_STORED DATA_.
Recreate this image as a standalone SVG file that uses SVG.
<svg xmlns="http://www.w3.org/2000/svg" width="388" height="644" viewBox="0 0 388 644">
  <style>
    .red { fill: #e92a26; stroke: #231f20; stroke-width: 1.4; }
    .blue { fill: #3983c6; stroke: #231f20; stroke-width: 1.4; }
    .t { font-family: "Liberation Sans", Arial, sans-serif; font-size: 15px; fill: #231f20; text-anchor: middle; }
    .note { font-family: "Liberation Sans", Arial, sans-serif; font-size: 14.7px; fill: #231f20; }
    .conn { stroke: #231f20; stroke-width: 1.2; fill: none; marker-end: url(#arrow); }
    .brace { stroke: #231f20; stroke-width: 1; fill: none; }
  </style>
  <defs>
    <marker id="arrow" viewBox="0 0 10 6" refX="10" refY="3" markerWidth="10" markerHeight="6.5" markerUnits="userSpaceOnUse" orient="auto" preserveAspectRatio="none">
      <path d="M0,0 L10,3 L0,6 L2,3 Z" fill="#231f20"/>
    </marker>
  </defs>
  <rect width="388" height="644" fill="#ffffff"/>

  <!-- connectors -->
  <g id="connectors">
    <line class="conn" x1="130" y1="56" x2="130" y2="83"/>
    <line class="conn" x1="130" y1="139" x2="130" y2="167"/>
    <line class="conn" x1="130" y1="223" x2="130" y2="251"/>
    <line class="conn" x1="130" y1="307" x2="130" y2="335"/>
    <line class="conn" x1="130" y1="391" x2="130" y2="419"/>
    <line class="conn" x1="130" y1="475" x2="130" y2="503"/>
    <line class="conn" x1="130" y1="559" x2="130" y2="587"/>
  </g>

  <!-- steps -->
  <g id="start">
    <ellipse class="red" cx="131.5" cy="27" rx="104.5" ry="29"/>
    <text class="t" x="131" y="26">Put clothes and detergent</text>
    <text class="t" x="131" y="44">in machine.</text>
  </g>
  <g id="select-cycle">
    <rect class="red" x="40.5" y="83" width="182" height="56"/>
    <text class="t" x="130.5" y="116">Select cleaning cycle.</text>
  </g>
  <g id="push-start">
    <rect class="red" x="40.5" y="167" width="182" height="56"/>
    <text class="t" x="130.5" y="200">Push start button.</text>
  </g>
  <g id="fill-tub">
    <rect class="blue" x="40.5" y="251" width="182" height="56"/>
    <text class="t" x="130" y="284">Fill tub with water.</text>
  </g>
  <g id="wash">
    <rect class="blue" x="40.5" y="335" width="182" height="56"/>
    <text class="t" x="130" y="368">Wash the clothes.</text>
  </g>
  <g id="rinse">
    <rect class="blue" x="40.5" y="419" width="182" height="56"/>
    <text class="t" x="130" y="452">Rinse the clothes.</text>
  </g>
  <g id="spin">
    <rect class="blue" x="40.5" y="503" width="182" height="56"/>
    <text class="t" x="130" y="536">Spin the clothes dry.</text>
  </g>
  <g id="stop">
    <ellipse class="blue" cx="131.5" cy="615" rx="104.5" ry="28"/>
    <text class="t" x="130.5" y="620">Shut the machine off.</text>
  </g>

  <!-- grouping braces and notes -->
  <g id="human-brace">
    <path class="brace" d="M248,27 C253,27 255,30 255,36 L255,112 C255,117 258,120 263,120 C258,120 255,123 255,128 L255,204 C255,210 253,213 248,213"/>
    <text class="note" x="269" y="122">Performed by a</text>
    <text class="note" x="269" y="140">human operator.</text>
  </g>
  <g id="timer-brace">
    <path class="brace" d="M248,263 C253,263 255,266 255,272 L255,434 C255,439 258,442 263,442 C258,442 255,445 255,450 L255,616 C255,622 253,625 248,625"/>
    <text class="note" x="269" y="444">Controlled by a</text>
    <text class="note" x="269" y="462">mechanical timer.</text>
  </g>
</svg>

_GIVEN EXERCISE_. Retype all of the material above with every character intact.

_SOLUTION TO THIS EXERCISE_.
Recreate this image as a standalone SVG file that uses SVG.
<svg xmlns="http://www.w3.org/2000/svg" width="388" height="644" viewBox="0 0 388 644">
  <style>
    .red { fill: #e92a26; stroke: #231f20; stroke-width: 1.4; }
    .blue { fill: #3983c6; stroke: #231f20; stroke-width: 1.4; }
    .t { font-family: "Liberation Sans", Arial, sans-serif; font-size: 15px; fill: #231f20; text-anchor: middle; }
    .note { font-family: "Liberation Sans", Arial, sans-serif; font-size: 14.7px; fill: #231f20; }
    .conn { stroke: #231f20; stroke-width: 1.2; fill: none; marker-end: url(#arrow); }
    .brace { stroke: #231f20; stroke-width: 1; fill: none; }
  </style>
  <defs>
    <marker id="arrow" viewBox="0 0 10 6" refX="10" refY="3" markerWidth="10" markerHeight="6.5" markerUnits="userSpaceOnUse" orient="auto" preserveAspectRatio="none">
      <path d="M0,0 L10,3 L0,6 L2,3 Z" fill="#231f20"/>
    </marker>
  </defs>
  <rect width="388" height="644" fill="#ffffff"/>

  <!-- connectors -->
  <g id="connectors">
    <line class="conn" x1="130" y1="56" x2="130" y2="83"/>
    <line class="conn" x1="130" y1="139" x2="130" y2="167"/>
    <line class="conn" x1="130" y1="223" x2="130" y2="251"/>
    <line class="conn" x1="130" y1="307" x2="130" y2="335"/>
    <line class="conn" x1="130" y1="391" x2="130" y2="419"/>
    <line class="conn" x1="130" y1="475" x2="130" y2="503"/>
    <line class="conn" x1="130" y1="559" x2="130" y2="587"/>
  </g>

  <!-- steps -->
  <g id="start">
    <ellipse class="red" cx="131.5" cy="27" rx="104.5" ry="29"/>
    <text class="t" x="131" y="26">Put clothes and detergent</text>
    <text class="t" x="131" y="44">in machine.</text>
  </g>
  <g id="select-cycle">
    <rect class="red" x="40.5" y="83" width="182" height="56"/>
    <text class="t" x="130.5" y="116">Select cleaning cycle.</text>
  </g>
  <g id="push-start">
    <rect class="red" x="40.5" y="167" width="182" height="56"/>
    <text class="t" x="130.5" y="200">Push start button.</text>
  </g>
  <g id="fill-tub">
    <rect class="blue" x="40.5" y="251" width="182" height="56"/>
    <text class="t" x="130" y="284">Fill tub with water.</text>
  </g>
  <g id="wash">
    <rect class="blue" x="40.5" y="335" width="182" height="56"/>
    <text class="t" x="130" y="368">Wash the clothes.</text>
  </g>
  <g id="rinse">
    <rect class="blue" x="40.5" y="419" width="182" height="56"/>
    <text class="t" x="130" y="452">Rinse the clothes.</text>
  </g>
  <g id="spin">
    <rect class="blue" x="40.5" y="503" width="182" height="56"/>
    <text class="t" x="130" y="536">Spin the clothes dry.</text>
  </g>
  <g id="stop">
    <ellipse class="blue" cx="131.5" cy="615" rx="104.5" ry="28"/>
    <text class="t" x="130.5" y="620">Shut the machine off.</text>
  </g>

  <!-- grouping braces and notes -->
  <g id="human-brace">
    <path class="brace" d="M248,27 C253,27 255,30 255,36 L255,112 C255,117 258,120 263,120 C258,120 255,123 255,128 L255,204 C255,210 253,213 248,213"/>
    <text class="note" x="269" y="122">Performed by a</text>
    <text class="note" x="269" y="140">human operator.</text>
  </g>
  <g id="timer-brace">
    <path class="brace" d="M248,263 C253,263 255,266 255,272 L255,434 C255,439 258,442 263,442 C258,442 255,445 255,450 L255,616 C255,622 253,625 248,625"/>
    <text class="note" x="269" y="444">Controlled by a</text>
    <text class="note" x="269" y="462">mechanical timer.</text>
  </g>
</svg>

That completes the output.